▶ _GIVEN PROBLEM_: Give an exact copy of every line, leaving images out.
- - -
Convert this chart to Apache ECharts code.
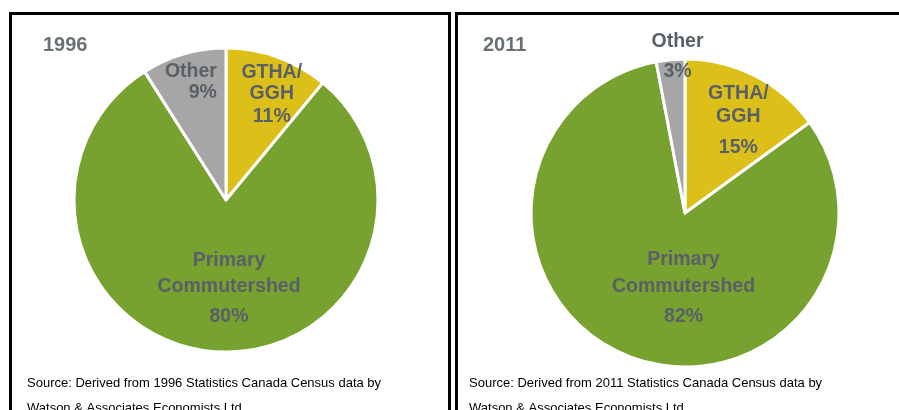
<!DOCTYPE html>
<html>
<head>
<meta charset="utf-8">
<script src="https://cdn.jsdelivr.net/npm/echarts@6/dist/echarts.min.js"></script>
<style>
  html, body { margin: 0; padding: 0; background: #ffffff; }
  #chart { width: 899px; height: 410px; }
</style>
</head>
<body>
<div id="chart"></div>
<script>
// Commuting-shed shares of workers, 1996 vs 2011 (percent)
const categories = ['GTHA/GGH', 'Primary Commutershed', 'Other'];
const categoryLines = [['GTHA/', 'GGH'], ['Primary', 'Commutershed'], ['Other']];
const share1996 = [11, 80, 9];
const share2011 = [15, 82, 3];
const years = ['1996', '2011'];
const sourceNotes = [
  ['Source: Derived from 1996 Statistics Canada Census data by', 'Watson & Associates Economists Ltd.'],
  ['Source: Derived from 2011 Statistics Canada Census data by', 'Watson & Associates Economists Ltd.']
];

const FONT = '"Liberation Sans", Arial, Helvetica, sans-serif';
const LABEL_COLOR = '#5a6067';
const TITLE_COLOR = '#687176';
const sliceColors = ['#dcbf19', '#78a22f', '#a6a6a6'];

// Label placement per slice: line heights, alignment and nudge from the slice midpoint
const labelStyle1996 = [
  { heights: [21, 21, 25.8], align: 'center', dx: 19, dy: -30 },
  { heights: [26, 26, 35.4], align: 'center', dx: 8, dy: 12 },
  { heights: [21, 21], align: 'right', dx: -13, dy: -42 }
];
const labelStyle2011 = [
  { heights: [23.4, 23.4, 37.8], align: 'center', dx: 17, dy: -17.5 },
  { heights: [26.7, 26.7, 33.3], align: 'center', dx: 28, dy: 2.4 },
  { heights: [30, 30], align: 'center', dx: 0, dy: -76.6 }
];

function buildData(values, styles) {
  return categories.map(function (name, i) {
    const lines = categoryLines[i].concat([values[i] + '%']);
    const st = styles[i];
    const rich = {};
    const parts = lines.map(function (txt, k) {
      rich['l' + k] = {
        fontFamily: FONT, fontSize: 19.5, fontWeight: 'bold',
        color: LABEL_COLOR, lineHeight: st.heights[k], align: st.align
      };
      return '{l' + k + '|' + txt + '}';
    });
    return {
      name: name,
      value: values[i],
      itemStyle: { color: sliceColors[i] },
      label: { formatter: parts.join('\n'), rich: rich }
    };
  });
}

function pieSeries(values, styles, center, radius) {
  return {
    type: 'pie',
    center: center,
    radius: radius,
    startAngle: 90,
    clockwise: true,
    avoidLabelOverlap: false,
    silent: true,
    itemStyle: { borderColor: '#ffffff', borderWidth: 3 },
    label: { show: true, position: 'inside' },
    labelLine: { show: false },
    emphasis: { disabled: true },
    labelLayout: function (params) {
      const st = styles[params.dataIndex];
      return { dx: st.dx, dy: st.dy };
    },
    data: buildData(values, styles)
  };
}

const chart = echarts.init(document.getElementById('chart'), null, { renderer: 'canvas' });

const noteText = function (x, y, txt) {
  return {
    type: 'text', x: x, y: y, silent: true,
    style: { text: txt, fontFamily: FONT, fontSize: 13, fill: '#000000', textVerticalAlign: 'middle' }
  };
};

const titleStyle = { fontFamily: FONT, fontSize: 20, fontWeight: 'bold', color: TITLE_COLOR };

chart.setOption({
  animation: false,
  backgroundColor: '#ffffff',
  title: [
    { text: years[0], left: 38, top: 30, textStyle: titleStyle },
    { text: years[1], left: 478, top: 30, textStyle: titleStyle }
  ],
  graphic: [
    { type: 'rect', silent: true, shape: { x: 10.5, y: 13.5, width: 439, height: 500 }, style: { fill: 'none', stroke: '#000000', lineWidth: 3 } },
    { type: 'rect', silent: true, shape: { x: 456.5, y: 13.5, width: 500, height: 500 }, style: { fill: 'none', stroke: '#000000', lineWidth: 3 } },
    noteText(27, 383, sourceNotes[0][0]),
    noteText(27, 408, sourceNotes[0][1]),
    noteText(469, 383, sourceNotes[1][0]),
    noteText(469, 408, sourceNotes[1][1])
  ],
  series: [
    pieSeries(share1996, labelStyle1996, [226, 200], 152),
    pieSeries(share2011, labelStyle2011, [685, 213], 154)
  ]
});
</script>
</body>
</html>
- - -
▶ _WRITTEN RESPONSE_:
Convert this chart to Apache ECharts code.
<!DOCTYPE html>
<html>
<head>
<meta charset="utf-8">
<script src="https://cdn.jsdelivr.net/npm/echarts@6/dist/echarts.min.js"></script>
<style>
  html, body { margin: 0; padding: 0; background: #ffffff; }
  #chart { width: 899px; height: 410px; }
</style>
</head>
<body>
<div id="chart"></div>
<script>
// Commuting-shed shares of workers, 1996 vs 2011 (percent)
const categories = ['GTHA/GGH', 'Primary Commutershed', 'Other'];
const categoryLines = [['GTHA/', 'GGH'], ['Primary', 'Commutershed'], ['Other']];
const share1996 = [11, 80, 9];
const share2011 = [15, 82, 3];
const years = ['1996', '2011'];
const sourceNotes = [
  ['Source: Derived from 1996 Statistics Canada Census data by', 'Watson & Associates Economists Ltd.'],
  ['Source: Derived from 2011 Statistics Canada Census data by', 'Watson & Associates Economists Ltd.']
];

const FONT = '"Liberation Sans", Arial, Helvetica, sans-serif';
const LABEL_COLOR = '#5a6067';
const TITLE_COLOR = '#687176';
const sliceColors = ['#dcbf19', '#78a22f', '#a6a6a6'];

// Label placement per slice: line heights, alignment and nudge from the slice midpoint
const labelStyle1996 = [
  { heights: [21, 21, 25.8], align: 'center', dx: 19, dy: -30 },
  { heights: [26, 26, 35.4], align: 'center', dx: 8, dy: 12 },
  { heights: [21, 21], align: 'right', dx: -13, dy: -42 }
];
const labelStyle2011 = [
  { heights: [23.4, 23.4, 37.8], align: 'center', dx: 17, dy: -17.5 },
  { heights: [26.7, 26.7, 33.3], align: 'center', dx: 28, dy: 2.4 },
  { heights: [30, 30], align: 'center', dx: 0, dy: -76.6 }
];

function buildData(values, styles) {
  return categories.map(function (name, i) {
    const lines = categoryLines[i].concat([values[i] + '%']);
    const st = styles[i];
    const rich = {};
    const parts = lines.map(function (txt, k) {
      rich['l' + k] = {
        fontFamily: FONT, fontSize: 19.5, fontWeight: 'bold',
        color: LABEL_COLOR, lineHeight: st.heights[k], align: st.align
      };
      return '{l' + k + '|' + txt + '}';
    });
    return {
      name: name,
      value: values[i],
      itemStyle: { color: sliceColors[i] },
      label: { formatter: parts.join('\n'), rich: rich }
    };
  });
}

function pieSeries(values, styles, center, radius) {
  return {
    type: 'pie',
    center: center,
    radius: radius,
    startAngle: 90,
    clockwise: true,
    avoidLabelOverlap: false,
    silent: true,
    itemStyle: { borderColor: '#ffffff', borderWidth: 3 },
    label: { show: true, position: 'inside' },
    labelLine: { show: false },
    emphasis: { disabled: true },
    labelLayout: function (params) {
      const st = styles[params.dataIndex];
      return { dx: st.dx, dy: st.dy };
    },
    data: buildData(values, styles)
  };
}

const chart = echarts.init(document.getElementById('chart'), null, { renderer: 'canvas' });

const noteText = function (x, y, txt) {
  return {
    type: 'text', x: x, y: y, silent: true,
    style: { text: txt, fontFamily: FONT, fontSize: 13, fill: '#000000', textVerticalAlign: 'middle' }
  };
};

const titleStyle = { fontFamily: FONT, fontSize: 20, fontWeight: 'bold', color: TITLE_COLOR };

chart.setOption({
  animation: false,
  backgroundColor: '#ffffff',
  title: [
    { text: years[0], left: 38, top: 30, textStyle: titleStyle },
    { text: years[1], left: 478, top: 30, textStyle: titleStyle }
  ],
  graphic: [
    { type: 'rect', silent: true, shape: { x: 10.5, y: 13.5, width: 439, height: 500 }, style: { fill: 'none', stroke: '#000000', lineWidth: 3 } },
    { type: 'rect', silent: true, shape: { x: 456.5, y: 13.5, width: 500, height: 500 }, style: { fill: 'none', stroke: '#000000', lineWidth: 3 } },
    noteText(27, 383, sourceNotes[0][0]),
    noteText(27, 408, sourceNotes[0][1]),
    noteText(469, 383, sourceNotes[1][0]),
    noteText(469, 408, sourceNotes[1][1])
  ],
  series: [
    pieSeries(share1996, labelStyle1996, [226, 200], 152),
    pieSeries(share2011, labelStyle2011, [685, 213], 154)
  ]
});
</script>
</body>
</html>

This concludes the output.